NBlog Nov 16 - trust awareness

Among other findings, PwC's "The Journey to Digital Trust" report picks on inadequate attention to awareness and training:
"Many businesses could do more to raise employee awareness and accountability around cybersecurity and privacy. Only 34% of respondents say their company has an employee security awareness training program. Only 31% say their company requires employee training on privacy policy and practices."
Less than a third of companies require training on their privacy policies and procedures? Wow! The other two thirds presumably expect their people to 'just know' this stuff. Perhaps it gets into their heads through osmosis, Vulcan mind melds or magic crystals. Perhaps management is over-reliant on the general news media and public awareness activities, forgetting that we are all awash in a vast ocean of information. Picking out the Stuff That Matters is getting harder and harder by the second.

It is any surprise, then, that privacy breaches and other information incidents occur so often? I suspect a good proportion of the organizations that do provide privacy awareness have suffered already - they've learnt the hard way, whereas the rest of us can and should learn from their mistakes.

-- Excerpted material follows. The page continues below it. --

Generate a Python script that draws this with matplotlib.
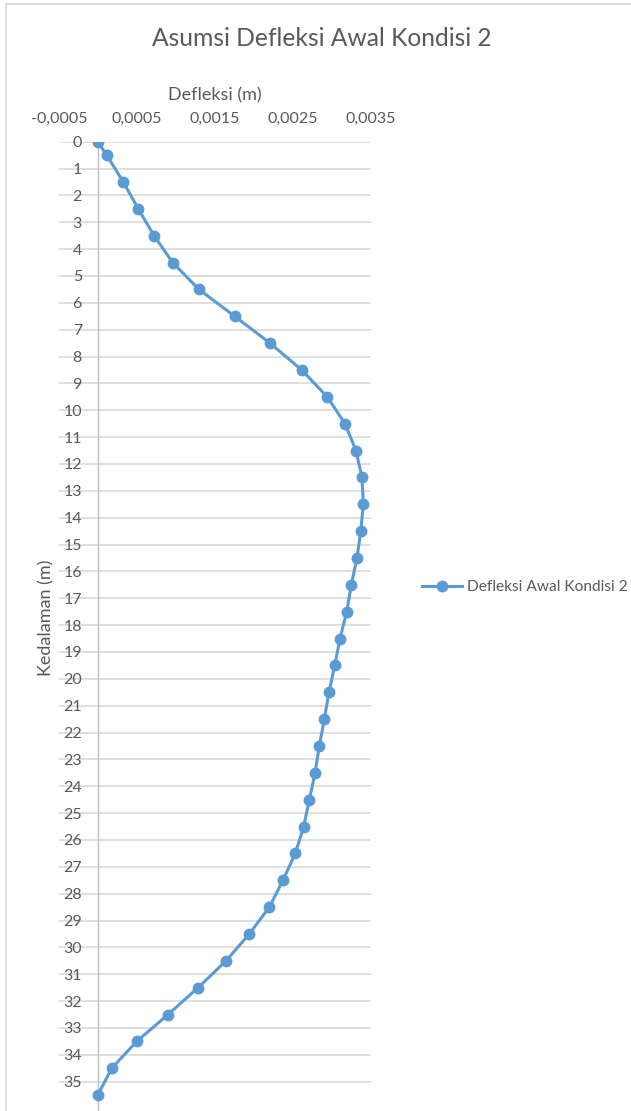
import matplotlib
matplotlib.use('Agg')
import matplotlib.pyplot as plt
from matplotlib.patches import Rectangle
from matplotlib.ticker import FuncFormatter

# data
kedalaman = [0, 0.5, 1.5, 2.5, 3.5, 4.5, 5.5, 6.5, 7.5, 8.5, 9.5, 10.5, 11.5, 12.5,
             13.5, 14.5, 15.5, 16.5, 17.5, 18.5, 19.5, 20.5, 21.5, 22.5, 23.5, 24.5,
             25.5, 26.5, 27.5, 28.5, 29.5, 30.5, 31.5, 32.5, 33.5, 34.5, 35.5]
defleksi = [0.0, 0.000114, 0.000327, 0.000519, 0.000721, 0.000960, 0.001297, 0.001755,
            0.002208, 0.002614, 0.002942, 0.003169, 0.003310, 0.003387, 0.003404,
            0.003371, 0.003323, 0.003250, 0.003191, 0.003105, 0.003037, 0.002964,
            0.002904, 0.002840, 0.002785, 0.002712, 0.002640, 0.002532, 0.002374,
            0.002199, 0.001942, 0.001644, 0.001285, 0.000900, 0.000499, 0.000178, 0.0]
x_ticks = [-0.0005, 0.0005, 0.0015, 0.0025, 0.0035]
y_ticks = list(range(0, 36))

judul = 'Asumsi Defleksi Awal Kondisi 2'
nama_seri = 'Defleksi Awal Kondisi 2'

plt.rcParams['font.family'] = ['Lato', 'DejaVu Sans']
abu = '#595959'
biru = '#5b9bd5'

W, H = 631, 1111
fig = plt.figure(figsize=(W / 100, H / 100), dpi=100)

# chart area border (cropped on right/bottom)
fig.patches.append(Rectangle((6 / W, -0.05), 1.2, 1 - 4 / H + 0.05, transform=fig.transFigure,
                             fill=False, edgecolor='#d9d9d9', linewidth=1.2))

left, right = 58.8, 370.8
top = 141.7
ppu = (1081.7 - 141.7) / 35
ymax = 36.5
bottom = top + ymax * ppu
ax = fig.add_axes([left / W, 1 - bottom / H, (right - left) / W, (bottom - top) / H])

ax.plot(defleksi, kedalaman, color=biru, linewidth=2.2, marker='o', markersize=7.5,
        label=nama_seri, zorder=3)

ax.set_xlim(-0.0005, 0.0035)
ax.set_ylim(ymax, 0)
ax.set_xticks(x_ticks)
ax.set_yticks(y_ticks)
ax.xaxis.set_major_formatter(FuncFormatter(lambda v, p: f'{v:.4f}'.replace('.', ',')))
ax.xaxis.tick_top()
ax.xaxis.set_label_position('top')

for s in ['top', 'right', 'bottom']:
    ax.spines[s].set_visible(False)
ax.spines['left'].set_position(('data', 0))
ax.spines['left'].set_color('#bfbfbf')
ax.spines['left'].set_linewidth(1.0)

ax.grid(axis='y', color='#d9d9d9', linewidth=1.2)
ax.set_axisbelow(True)
ax.tick_params(axis='x', length=0, pad=11.3, labelsize=11.5, labelcolor=abu)
ax.tick_params(axis='y', length=0, pad=11.4, labelsize=11.5, labelcolor=abu)

ax.set_xlabel('Defleksi (m)', fontsize=13, color=abu, labelpad=8)
fig.text(46.7 / W, 1 - 617.5 / H, 'Kedalaman (m)', rotation=90, ha='center', va='center',
         fontsize=13, color=abu)

fig.text(322 / W, 1 - 38 / H, judul, ha='center', va='center', fontsize=17.7, color=abu)

fig.legend(loc='center left', bbox_to_anchor=(422 / W, 1 - 587 / H), frameon=False,
           borderpad=0, borderaxespad=0, handlelength=2.6, handletextpad=0.3,
           fontsize=11.2, labelcolor=abu)

fig.savefig('out.png', dpi=100)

It's hardly rocket surgery: if workers are expected to do stuff and not do other stuff in order to secure information, maintain privacy and satisfy all the other requirements to minimize information risks and compliance, surely they need to know what's expected of them. Just as kids need to be told and shown, repeatedly, what's right and what's wrong, adults need instruction and guidance in this area.

PwC offers the following 'Actionable advice for business leaders':
  • "Prioritize raising workforce awareness about cybersecurity and privacy to support business objectives. Use messaging that avoids invoking security fatigue and is memorable enough to influence behavior when busy employees later face phishing schemes and other sophisticated threats.
  • Establish corporate policies governing access to IT assets and data. Enforce the policies at all levels of the company to drive accountability for cybersecurity and privacy."
Well said, PwC! I agree with emphasizing business objectives, although they might also have mentioned personal, team and social objectives: information security and privacy are not just important for our organizations. Protecting the interests of customers, for instance, by adequately protecting their personal information is not purely a strict business matter. Influencing employee behavior is an important goal ... and I might add that influencing decisions (especially management decisions made by business leaders) is one of the most powerful changes that an effective awareness and training program can achieve.

PwC's mention of policies and accountability smacks of the compliance-driven culture which is particularly strong in America and increasing elsewhere in the world - GDPR being a topical example. Noncompliance with the privacy regulations can seriously damage the bottom line and be career-limiting for those held to account for their failures, including management's bad decisions I just mentioned. It's a governance matter. Duck and cover is not a viable response.